Eligible forestry project typess
Articles 3(3) and 3(4) of the Kyoto Protocol establish the eligibility of different activities relating to the land-use, land-use change and forestry (LULUCF) sector under the Kyoto Protocol.
However, 16/CMP.1, Annex, paragraph 13 limits the eligibility of LULUCF projects under the CDM to afforestation and reforestation:
The eligibility of land-use, land-use change and forestry project activities under Article 12 is limited to afforestation and reforestation (16/CMP.1, Annex, paragraph 13).
These activities are defined in 16/CMP.1, Annex, paragraph 1 as follows:
- "Afforestation" is the direct human-induced conversion of land that has not been forested for a period of at least 50 years to forested land through planting, seeding and/or the human-induced promotion of natural seed sources
- "Reforestation" is the direct human-induced conversion of non-forested land to forested land through planting, seeding and/or the human-induced promotion of natural seed sources, on land that was forested but that has been converted to non-forested land. For the first commitment period, reforestation activities will be limited to reforestation occurring on those lands that did not contain forest on 31 December 1989 (16/CMP.1, Annex, paragraph 1).
Therefore, afforestation is the conversion of land that has not contained a forest for at least 50 years to forested land. Reforestation, on the other hand, is the conversion of land that was not forested on 31 December 1989 to forested land.
Project participants in forestry projects must demonstrate that the land that is the project site meets the eligibility criteria in either the afforestation or reforestation definition above. This process is known as 'demonstrating the eligibility of lands'.

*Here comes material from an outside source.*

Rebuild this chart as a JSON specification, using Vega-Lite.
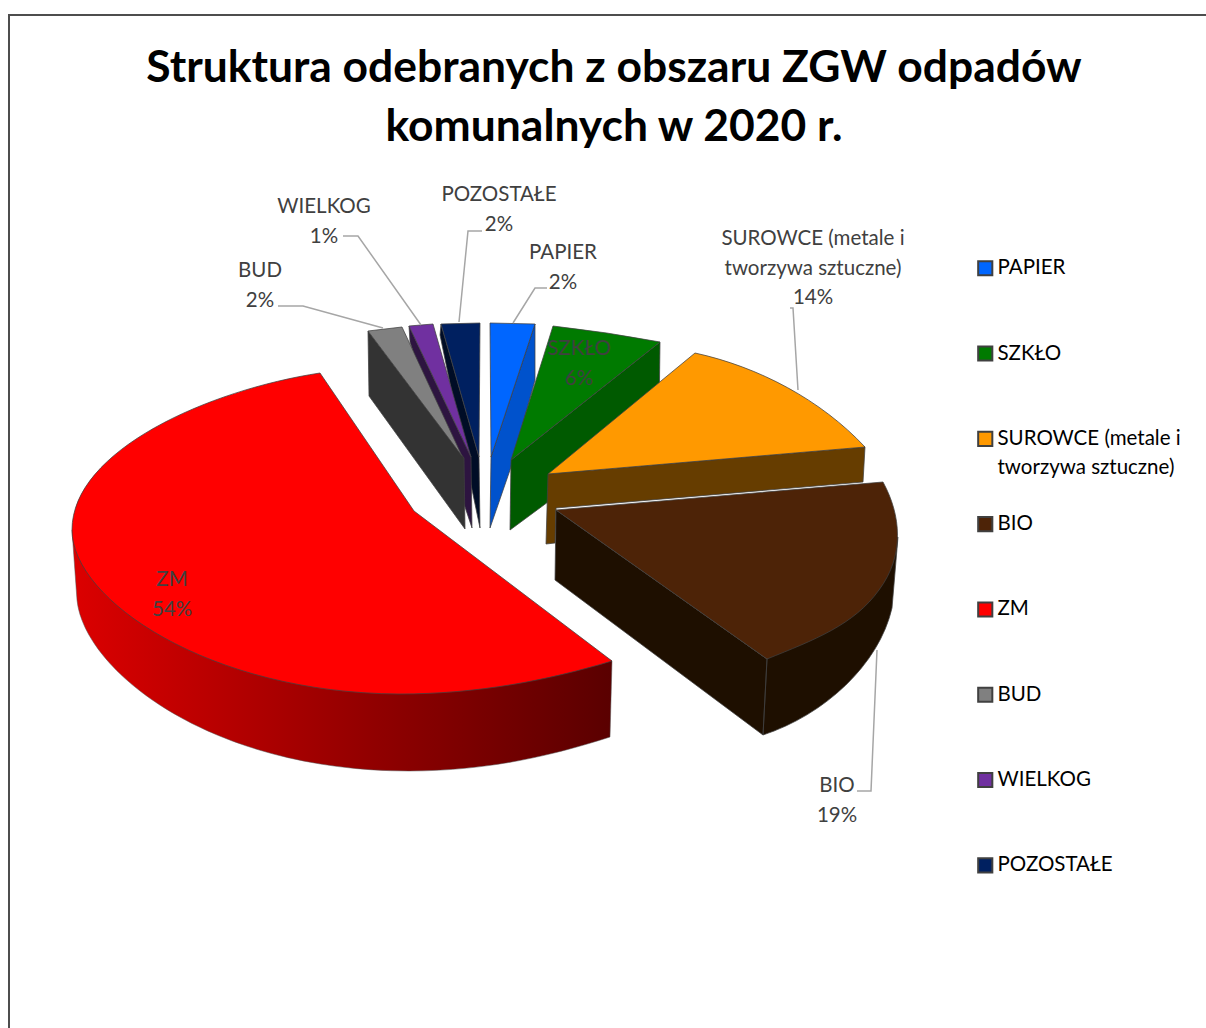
{
"$schema":"https://vega.github.io/schema/vega-lite/v6.json",
"width":1200,"height":1020,
"autosize":"none",
"padding":{"left":9,"top":15,"right":0,"bottom":0},
"background":"#ffffff",
"view":{"stroke":"#4d4d4d","strokeWidth":2,"fill":"#ffffff"},
"title":{"text":["Struktura odebranych z obszaru ZGW odpadów","komunalnych w 2020 r."],"font":"Lato","fontWeight":"bold","fontSize":44.4,"lineHeight":59,"color":"#000000","anchor":"middle","frame":"group","baseline":"top","offset":-135,"dx":5},
"data":{"values":[
{"slice":"POZOSTAŁE","share":2,"label":"POZOSTAŁE|2%"},
{"slice":"WIELKOG","share":1,"label":"WIELKOG|1%"},
{"slice":"BUD","share":2,"label":"BUD|2%"},
{"slice":"PAPIER","share":2,"label":"PAPIER|2%"},
{"slice":"SZKŁO","share":6,"label":"SZKŁO|6%"},
{"slice":"SUROWCE (metale i tworzywa sztuczne)","share":14,"label":"SUROWCE (metale i|tworzywa sztuczne)|14%"},
{"slice":"BIO","share":19,"label":"BIO|19%"},
{"slice":"ZM","share":54,"label":"ZM|54%"}
]},
"resolve":{"scale":{"shape":"independent","color":"independent"}},
"layer":[
{"transform":[{"filter":"datum.slice!='ZM'"}],
"mark":{"type":"point","filled":true,"opacity":1,"size":4,"stroke":"#404040","strokeWidth":0.75},
"encoding":{
"shape":{"field":"slice","type":"nominal","legend":null,"scale":{"domain":["PAPIER","SZKŁO","SUROWCE (metale i tworzywa sztuczne)","BIO","BUD","WIELKOG","POZOSTAŁE"],"range":[
"M-74,-201 L-74,-145 L-99,-55 L-119,3 L-118,-68 Z",
"M51,-183 L50,-105 L-99,5 L-98,-65 Z",
"M-61,-51 L256,-78 L254,-43 L-53,-17 L-54,18 L-63,19 Z",
"M-53,-15 L158,134 L154,210 L-54,55 Z M154,210 C215,190 270,140 283,83 L289,12 L158,134 Z",
"M-241,-194 L-145,-67 L-144,4 L-240,-129 Z",
"M-200,-199 L-138,-68 L-137,3 L-199,-183 Z",
"M-168,-201 L-130,-68 L-129,3 L-169,-190 Z"]}},
"color":{"field":"slice","type":"nominal","legend":null,"scale":{"domain":["PAPIER","SZKŁO","SUROWCE (metale i tworzywa sztuczne)","BIO","BUD","WIELKOG","POZOSTAŁE"],"range":["#0052cc","#005a00","#663d00","#1e0f00","#333333","#2d1440","#000d26"]}}
}},
{"transform":[{"filter":"datum.slice=='ZM'"}],
"mark":{"type":"point","filled":true,"opacity":1,"size":4,"stroke":"#555555","strokeWidth":0.5,"fill":{"gradient":"linear","x1":0,"y1":0,"x2":1,"y2":0,"stops":[{"offset":0,"color":"#dc0000"},{"offset":0.55,"color":"#920000"},{"offset":1,"color":"#5a0000"}]}},
"encoding":{
"shape":{"field":"slice","type":"nominal","legend":null,"scale":{"domain":["ZM"],"range":["M-537,5 L-532,75 C-525,145 -400,246 -200,246 C-120,246 -55,230 1,212 L3,136 L-195,50 Z"]}}
}},
{"mark":{"type":"point","filled":true,"opacity":1,"size":4,"stroke":"#404040","strokeWidth":0.75},
"encoding":{
"shape":{"field":"slice","type":"nominal","legend":null,"scale":{"domain":["PAPIER","SZKŁO","SUROWCE (metale i tworzywa sztuczne)","BIO","ZM","BUD","WIELKOG","POZOSTAŁE"],"range":[
"M-119,-202 L-74,-201 L-118,-68 Z",
"M-56,-199 Q-2,-193 51,-183 L-98,-65 Z",
"M-61,-51 L86,-172 C150,-158 212,-125 256,-78 Z",
"M-53,-15 L274,-43 C292,-10 296,30 270,65 C245,100 205,115 158,134 Z",
"M-289,-152 C-400,-135 -537,-75 -537,5 C-537,75 -400,168 -210,169 C-130,169 -60,155 3,136 L-195,-14 Z",
"M-241,-194 L-207,-198 L-147,-69 Z",
"M-200,-199 L-176,-201 L-138,-68 Z",
"M-168,-201 L-129,-202 L-130,-68 Z"]}},
"color":{"field":"slice","type":"nominal","legend":null,"scale":{"domain":["PAPIER","SZKŁO","SUROWCE (metale i tworzywa sztuczne)","BIO","ZM","BUD","WIELKOG","POZOSTAŁE"],"range":["#0066ff","#007a00","#ff9900","#4d2307","#ff0000","#808080","#7030a0","#002060"]}}
}},
{"transform":[{"filter":"datum.slice!='ZM'&&datum.slice!='SZKŁO'"}],
"mark":{"type":"point","filled":false,"opacity":1,"size":4,"stroke":"#a6a6a6","strokeWidth":1.5},
"encoding":{
"shape":{"field":"slice","type":"nominal","legend":null,"scale":{"domain":["PAPIER","SUROWCE (metale i tworzywa sztuczne)","BIO","BUD","WIELKOG","POZOSTAŁE"],"range":[
"M-62,-237 L-74,-237 L-96,-202",
"M181,-217 L184,-217 L189,-135",
"M248,266 L262,266 L268,125",
"M-331,-219 L-306,-219 L-226,-197",
"M-266,-289 L-251,-289 L-188,-200",
"M-127,-294 L-141,-294 L-150,-203"]}}
}},
{"mark":{"type":"text","font":"Lato","fontSize":20.5,"color":"#404040","align":"center","baseline":"top","lineBreak":"|","lineHeight":29.5,
"dx":{"expr":"{'PAPIER':-46,'SZKŁO':-30,'SUROWCE (metale i tworzywa sztuczne)':204,'BIO':228,'ZM':-437,'BUD':-349,'WIELKOG':-285,'POZOSTAŁE':-110}[datum.slice]"},
"dy":{"expr":"{'PAPIER':-282,'SZKŁO':-186,'SUROWCE (metale i tworzywa sztuczne)':-296,'BIO':251,'ZM':45,'BUD':-264,'WIELKOG':-328,'POZOSTAŁE':-340}[datum.slice]"}},
"encoding":{"text":{"field":"label","type":"nominal"}}
},
{"mark":{"type":"point","filled":true,"size":0,"opacity":1},
"encoding":{
"color":{"field":"slice","type":"nominal","scale":{"domain":["PAPIER","SZKŁO","SUROWCE (metale i tworzywa sztuczne)","BIO","ZM","BUD","WIELKOG","POZOSTAŁE"],"range":["#0066ff","#007a00","#ff9900","#4d2307","#ff0000","#808080","#7030a0","#002060"]},
"legend":{"title":null,"orient":"none","legendX":966,"legendY":243,"symbolType":"square","symbolSize":200,"symbolStrokeColor":"#404040","symbolStrokeWidth":2,"symbolOpacity":1,"labelFont":"Lato","labelFontSize":20.5,"labelColor":"#000000","labelLimit":300,"labelOffset":2,"rowPadding":34.3,"gridAlign":"all","columns":1,"labelExpr":"datum.label=='SUROWCE (metale i tworzywa sztuczne)'?['SUROWCE (metale i','tworzywa sztuczne)']:datum.label","encode":{"labels":{"update":{"lineHeight":{"value":29}}}}}}
}}
]
}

Afforestation and reforestation activities involve the conversion of land that is not forested to land that is forested. For this purpose, forest is defined in 16/CMP.1, Annex, paragraph 1(a) as follows:
"Forest" is a minimum area of land of 0.05-1.0 hectare with tree crown cover (or equivalent stocking level) of more than 10-30 per cent with trees with the potential to reach a minimum height of 2-5 metres at maturity in situ. A forest may consist either of closed forest formations where trees of various storeys and undergrowth cover a high proportion of the ground or open forest. Young natural stands and all plantations which have yet to reach a crown density of 10-30 per cent or tree height of 2-5 metres are included under forest, as are areas normally forming part of the forest area which are temporarily unstocked as a result of human intervention such as harvesting or natural causes but which are expected to revert to forest (16/CMP.1, Annex, paragraph 1(a)).